Exercise requirements
Transcribe every line of the listing below without any deviation.

=====

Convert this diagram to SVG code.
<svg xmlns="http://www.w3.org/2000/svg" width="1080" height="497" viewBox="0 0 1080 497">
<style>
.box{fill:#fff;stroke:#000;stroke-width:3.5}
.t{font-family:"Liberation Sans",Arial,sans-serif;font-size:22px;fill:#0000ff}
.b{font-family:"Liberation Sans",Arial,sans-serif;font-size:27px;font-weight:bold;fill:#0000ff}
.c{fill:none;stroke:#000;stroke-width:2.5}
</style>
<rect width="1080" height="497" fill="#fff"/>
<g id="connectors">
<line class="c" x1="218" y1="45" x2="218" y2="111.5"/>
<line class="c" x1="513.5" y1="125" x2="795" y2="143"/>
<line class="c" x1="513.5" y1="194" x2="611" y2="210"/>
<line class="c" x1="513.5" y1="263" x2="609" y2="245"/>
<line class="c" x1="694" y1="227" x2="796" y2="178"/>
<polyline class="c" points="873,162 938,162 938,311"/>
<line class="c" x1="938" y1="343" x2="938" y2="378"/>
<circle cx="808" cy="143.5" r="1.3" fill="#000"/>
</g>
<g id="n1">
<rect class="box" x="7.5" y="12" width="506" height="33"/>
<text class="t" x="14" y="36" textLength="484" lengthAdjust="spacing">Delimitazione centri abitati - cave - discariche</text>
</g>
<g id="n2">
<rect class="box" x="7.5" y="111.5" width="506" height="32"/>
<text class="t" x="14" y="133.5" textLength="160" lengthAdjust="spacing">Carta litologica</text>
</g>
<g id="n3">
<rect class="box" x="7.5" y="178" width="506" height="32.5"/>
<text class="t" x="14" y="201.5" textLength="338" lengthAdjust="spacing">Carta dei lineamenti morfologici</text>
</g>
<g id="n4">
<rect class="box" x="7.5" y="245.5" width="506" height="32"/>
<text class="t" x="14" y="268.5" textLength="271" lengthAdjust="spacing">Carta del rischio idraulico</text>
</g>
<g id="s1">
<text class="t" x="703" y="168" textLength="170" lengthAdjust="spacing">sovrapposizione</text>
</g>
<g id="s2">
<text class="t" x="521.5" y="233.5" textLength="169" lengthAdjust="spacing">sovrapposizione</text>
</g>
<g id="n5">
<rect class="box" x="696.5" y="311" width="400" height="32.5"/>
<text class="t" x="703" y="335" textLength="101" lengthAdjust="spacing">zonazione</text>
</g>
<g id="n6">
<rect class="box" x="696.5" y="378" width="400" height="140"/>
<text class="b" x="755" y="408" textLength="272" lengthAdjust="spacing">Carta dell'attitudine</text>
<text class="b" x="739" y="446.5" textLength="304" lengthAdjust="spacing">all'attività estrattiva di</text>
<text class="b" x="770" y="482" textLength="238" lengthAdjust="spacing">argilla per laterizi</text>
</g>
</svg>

=====

Right answer
Convert this diagram to SVG code.
<svg xmlns="http://www.w3.org/2000/svg" width="1080" height="497" viewBox="0 0 1080 497">
<style>
.box{fill:#fff;stroke:#000;stroke-width:3.5}
.t{font-family:"Liberation Sans",Arial,sans-serif;font-size:22px;fill:#0000ff}
.b{font-family:"Liberation Sans",Arial,sans-serif;font-size:27px;font-weight:bold;fill:#0000ff}
.c{fill:none;stroke:#000;stroke-width:2.5}
</style>
<rect width="1080" height="497" fill="#fff"/>
<g id="connectors">
<line class="c" x1="218" y1="45" x2="218" y2="111.5"/>
<line class="c" x1="513.5" y1="125" x2="795" y2="143"/>
<line class="c" x1="513.5" y1="194" x2="611" y2="210"/>
<line class="c" x1="513.5" y1="263" x2="609" y2="245"/>
<line class="c" x1="694" y1="227" x2="796" y2="178"/>
<polyline class="c" points="873,162 938,162 938,311"/>
<line class="c" x1="938" y1="343" x2="938" y2="378"/>
<circle cx="808" cy="143.5" r="1.3" fill="#000"/>
</g>
<g id="n1">
<rect class="box" x="7.5" y="12" width="506" height="33"/>
<text class="t" x="14" y="36" textLength="484" lengthAdjust="spacing">Delimitazione centri abitati - cave - discariche</text>
</g>
<g id="n2">
<rect class="box" x="7.5" y="111.5" width="506" height="32"/>
<text class="t" x="14" y="133.5" textLength="160" lengthAdjust="spacing">Carta litologica</text>
</g>
<g id="n3">
<rect class="box" x="7.5" y="178" width="506" height="32.5"/>
<text class="t" x="14" y="201.5" textLength="338" lengthAdjust="spacing">Carta dei lineamenti morfologici</text>
</g>
<g id="n4">
<rect class="box" x="7.5" y="245.5" width="506" height="32"/>
<text class="t" x="14" y="268.5" textLength="271" lengthAdjust="spacing">Carta del rischio idraulico</text>
</g>
<g id="s1">
<text class="t" x="703" y="168" textLength="170" lengthAdjust="spacing">sovrapposizione</text>
</g>
<g id="s2">
<text class="t" x="521.5" y="233.5" textLength="169" lengthAdjust="spacing">sovrapposizione</text>
</g>
<g id="n5">
<rect class="box" x="696.5" y="311" width="400" height="32.5"/>
<text class="t" x="703" y="335" textLength="101" lengthAdjust="spacing">zonazione</text>
</g>
<g id="n6">
<rect class="box" x="696.5" y="378" width="400" height="140"/>
<text class="b" x="755" y="408" textLength="272" lengthAdjust="spacing">Carta dell'attitudine</text>
<text class="b" x="739" y="446.5" textLength="304" lengthAdjust="spacing">all'attività estrattiva di</text>
<text class="b" x="770" y="482" textLength="238" lengthAdjust="spacing">argilla per laterizi</text>
</g>
</svg>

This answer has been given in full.